The recent, dramatic revival of representations of children foregrounds a shift in our understanding of childhood, and by extension, how the subject functions differently over the past 130 years. Broadly defined, in the 19th Century, images of children help protect and promote the status quo; in the 21st, they personify tumultuous change. Children today are not only both seen and heard, they're e-mailed and focus-grouped – and making up for lost time.

Change and chance underscore most of the works from "Empty Nest," and characterize the newfound currency of the subject. The transient and arbitrary aspects of youth itself prove the perfect metaphor for an uncertain time and unstable world.
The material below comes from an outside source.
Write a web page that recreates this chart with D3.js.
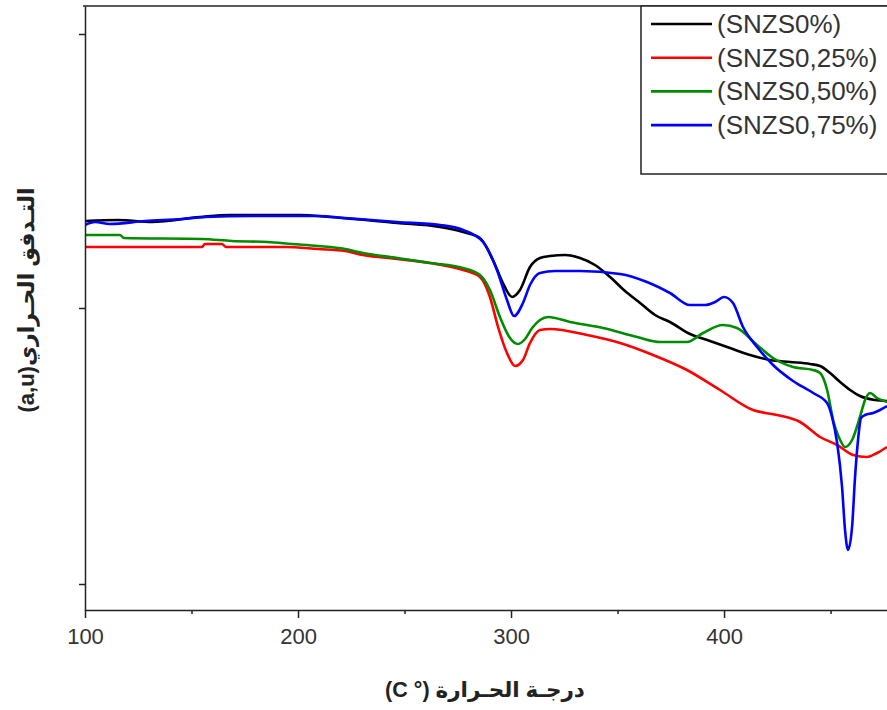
<!DOCTYPE html>
<meta charset="utf-8">
<style>
body { margin: 0; background: #fff; }
svg { display: block; font-family: Arial, "Liberation Sans", "DejaVu Sans", sans-serif; }
.curve { fill: none; stroke-width: 2.6px; stroke-linejoin: round; }
</style>
<svg width="887" height="710"></svg>
<script src="https://d3js.org/d3.v7.min.js"></script>
<script>

// temperature (°C), heat flow (a.u.)
var s0 = [[100,3.89],[115.5,3.90],[131.5,3.88],[154,3.93],[168,3.95],[201,3.95],[215,3.93],[246.5,3.87],
  [266.7,3.83],[277.5,3.78],[285.4,3.72],[291.5,3.50],[296.2,3.27],[300.5,3.13],[304.2,3.20],[308.9,3.43],
  [313.6,3.52],[318.3,3.54],[325.4,3.55],[332.4,3.52],[339.4,3.45],[346.5,3.33],[353.5,3.19],[360.6,3.07],
  [367.6,2.95],[374.6,2.88],[384,2.76],[393.4,2.69],[402.8,2.62],[412.2,2.55],[421.6,2.50],[431,2.48],
  [440.4,2.46],[445.1,2.44],[449.8,2.37],[454.5,2.28],[459.2,2.20],[463.8,2.14],[470.9,2.10],[476.5,2.09]];

var s25 = [[100,3.63],[154.9,3.63],[156.3,3.66],[164.3,3.66],[166.2,3.63],[193.9,3.63],[209.4,3.61],
  [222.1,3.59],[230.5,3.55],[246.5,3.51],[262,3.47],[277.5,3.40],[285.4,3.33],[290.1,3.13],[293.9,2.83],
  [298.1,2.57],[301.9,2.44],[305.6,2.50],[308.9,2.67],[313.6,2.80],[318.3,2.81],[335.7,2.75],[351.2,2.67],
  [366.7,2.55],[382.6,2.40],[398.1,2.20],[413.6,2.00],[424.9,1.95],[435.7,1.88],[445.1,1.73],[453.1,1.65],
  [460.6,1.55],[467.1,1.53],[471.8,1.57],[476.5,1.63]];

var s50 = [[100,3.75],[116.4,3.75],[118.3,3.72],[154.9,3.71],[169,3.69],[185.9,3.68],[197.2,3.66],
  [209.4,3.64],[222.1,3.61],[230.5,3.57],[246.5,3.52],[262,3.47],[277.5,3.42],[285.4,3.35],[290.1,3.20],
  [294.8,2.93],[299.5,2.72],[303.3,2.66],[306.6,2.71],[309.9,2.82],[313.6,2.90],[317.4,2.93],[327.7,2.88],
  [343.2,2.82],[359.2,2.73],[370,2.68],[382.6,2.68],[390.1,2.77],[399.5,2.85],[406.1,2.82],[415.5,2.65],
  [423,2.52],[432.4,2.43],[441.8,2.40],[445.1,2.37],[448.4,2.20],[451.2,1.90],[454.5,1.70],[456.8,1.63],
  [460.1,1.70],[463.8,1.93],[466.2,2.10],[468.5,2.17],[471.8,2.12],[476.5,2.08]];

var s75 = [[100,3.85],[104.7,3.88],[111.7,3.86],[128.2,3.89],[145.5,3.91],[156.3,3.93],[178.4,3.94],
  [209.4,3.94],[222.1,3.92],[246.5,3.88],[266.7,3.85],[277.5,3.80],[286.9,3.68],[293.4,3.40],[298.1,3.10],
  [301.4,2.94],[305.6,3.07],[308.9,3.25],[313.6,3.37],[320.7,3.39],[332.4,3.39],[351.2,3.36],[363.8,3.28],
  [374.6,3.17],[384,3.05],[391.1,3.05],[395.8,3.08],[400,3.13],[404.2,3.07],[408.9,2.83],[415.5,2.63],
  [423,2.45],[432.4,2.29],[441.8,2.17],[448.4,2.07],[450.7,1.93],[453.1,1.67],[455.4,1.23],[456.8,0.80],
  [458.2,0.60],[460.1,0.83],[461.5,1.33],[462.9,1.70],[464.3,1.92],[466.2,1.95],[470,1.97],[473.2,2.00],
  [476.5,2.04]];

var names = ["(SNZS0%)", "(SNZS0,25%)", "(SNZS0,50%)", "(SNZS0,75%)"];
var colors = ["#000000", "#ff0000", "#008c00", "#0000ff"];
var xMajor = [100, 200, 300, 400];
var xMinor = [150, 250, 350, 450];
var yTicks = [0.26, 3.02, 5.76];

var series = [s0, s25, s50, s75];

var svg = d3.select("svg"),
    mLeft = 85, mRight = 887, mTop = 6, mBottom = 610;

var x = d3.scaleLinear().domain([100, 476.5]).range([mLeft, mRight]);
var y = d3.scaleLinear().domain([0, 6.04]).range([mBottom, mTop]);

svg.append("clipPath").attr("id", "plot")
  .append("rect").attr("x", mLeft).attr("y", mTop).attr("width", mRight - mLeft).attr("height", mBottom - mTop);

var line = d3.line()
    .x(d => x(d[0]))
    .y(d => y(d[1]))
    .curve(d3.curveMonotoneX);

svg.append("g").attr("clip-path", "url(#plot)")
  .selectAll("path")
  .data(series)
  .enter().append("path")
    .attr("class", "curve")
    .attr("d", line)
    .attr("stroke", (d, i) => colors[i]);

// frame
svg.append("line").attr("x1", mLeft - 2).attr("x2", mRight).attr("y1", mTop).attr("y2", mTop)
  .attr("stroke", "#222").attr("stroke-width", 1.5);

// x axis
var xAxis = svg.append("g").attr("transform", "translate(0," + mBottom + ")")
  .call(d3.axisBottom(x).tickValues(xMajor).tickSize(8).tickSizeOuter(0).tickFormat(d3.format("d")));
svg.append("g").attr("transform", "translate(0," + mBottom + ")")
  .call(d3.axisBottom(x).tickValues(xMinor).tickSize(4).tickFormat(""))
  .call(g => g.select(".domain").remove());

// y axis
svg.append("g").attr("transform", "translate(" + mLeft + ",0)")
  .call(d3.axisLeft(y).tickValues(yTicks).tickSize(6).tickSizeOuter(0).tickFormat(""));

svg.selectAll(".domain, .tick line").attr("stroke", "#222").attr("stroke-width", 1.5);
xAxis.selectAll("text").attr("font-size", 22).attr("fill", "#333").attr("dy", "1.05em")
  .style("font-family", "Arial, 'Liberation Sans', sans-serif");

// axis titles
svg.append("text")
  .attr("x", 485).attr("y", 697)
  .attr("text-anchor", "middle")
  .attr("direction", "rtl")
  .attr("font-weight", "bold").attr("font-size", 21.5).attr("fill", "#222")
  .text("درجـة الحـرارة (° C)");

svg.append("text")
  .attr("transform", "translate(34,300) rotate(-90)")
  .attr("text-anchor", "middle")
  .attr("direction", "rtl")
  .attr("font-weight", "bold").attr("font-size", 22).attr("fill", "#222")
  .text("التـدفق الحـراري(a,u)");

// legend
var lg = svg.append("g");
lg.append("rect").attr("x", 641).attr("y", mTop).attr("width", 260).attr("height", 168)
  .attr("fill", "#fff").attr("stroke", "#222").attr("stroke-width", 1.5);

var item = lg.selectAll("g.item").data(names).enter().append("g")
  .attr("class", "item")
  .attr("transform", (d, i) => "translate(0," + (24 + i * 33.7) + ")");
item.append("line").attr("x1", 651).attr("x2", 712)
  .attr("stroke", (d, i) => colors[i]).attr("stroke-width", 2.6);
item.append("text").attr("x", 717).attr("y", 9)
  .attr("font-size", 26).attr("fill", "#333")
  .text(d => d);

</script>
Amid a climate of out-sourced parenting and the rancor about, among other current touchstones: evolution, abortion, stem-cell research, and same sex marriage, today's young are orphans of an epic conflict that social critic and historian Benjamin Barber calls Jihad vs. McWorld. In the last century, the role of children in the family, society, and marketplace is an unfolding, benign conversation. Now, globalism's offspring confront a discourse, if crisis, where the very definitions of "child" and "family" are in-play. In the imagery of children, the aspirations, fears, and dangerous contradictions of our time are consequently revealed in the sharpest detail. As the "Baby-Boom" generation has come of age - and the "nuclear family" is up for grabs - one question lingers. At what age will children still be children.

"Empty Nest" retells this dynamic, young story, bringing the representations of children full-circle, connecting disparate international artists interpreting children across three centuries.

"Empty Nest" includes works by Amy Arbus, Thomas Allen, Morton Bartlett, George Bellows, Suzanne Caporael, Mary Cassatt, Larry Clark, Joseph Cornell, Rineke Dijkstra, Raoul Dufy, Neil Farber, Adam Fuss, Ellen Graham, Katy Grannan, Jill Greenberg, George Grosz, Pieter Hugo, Alex Katz, Justine Kurland, Yuliya Lanina, Helen Levitt, Max Lieberman, Loretta Lux, Ralph Eugene Meatyard, Kim McCarty, Mr., Edvard Munch, Jules Pascin, Max Hermann Pechstein, Pablo Picasso, Pierre-Auguste Renoir, Adolf von Menzel, John Waters, Robin Williams, and Zhang Xiaogang.
A color catalogue accompanies the exhibition.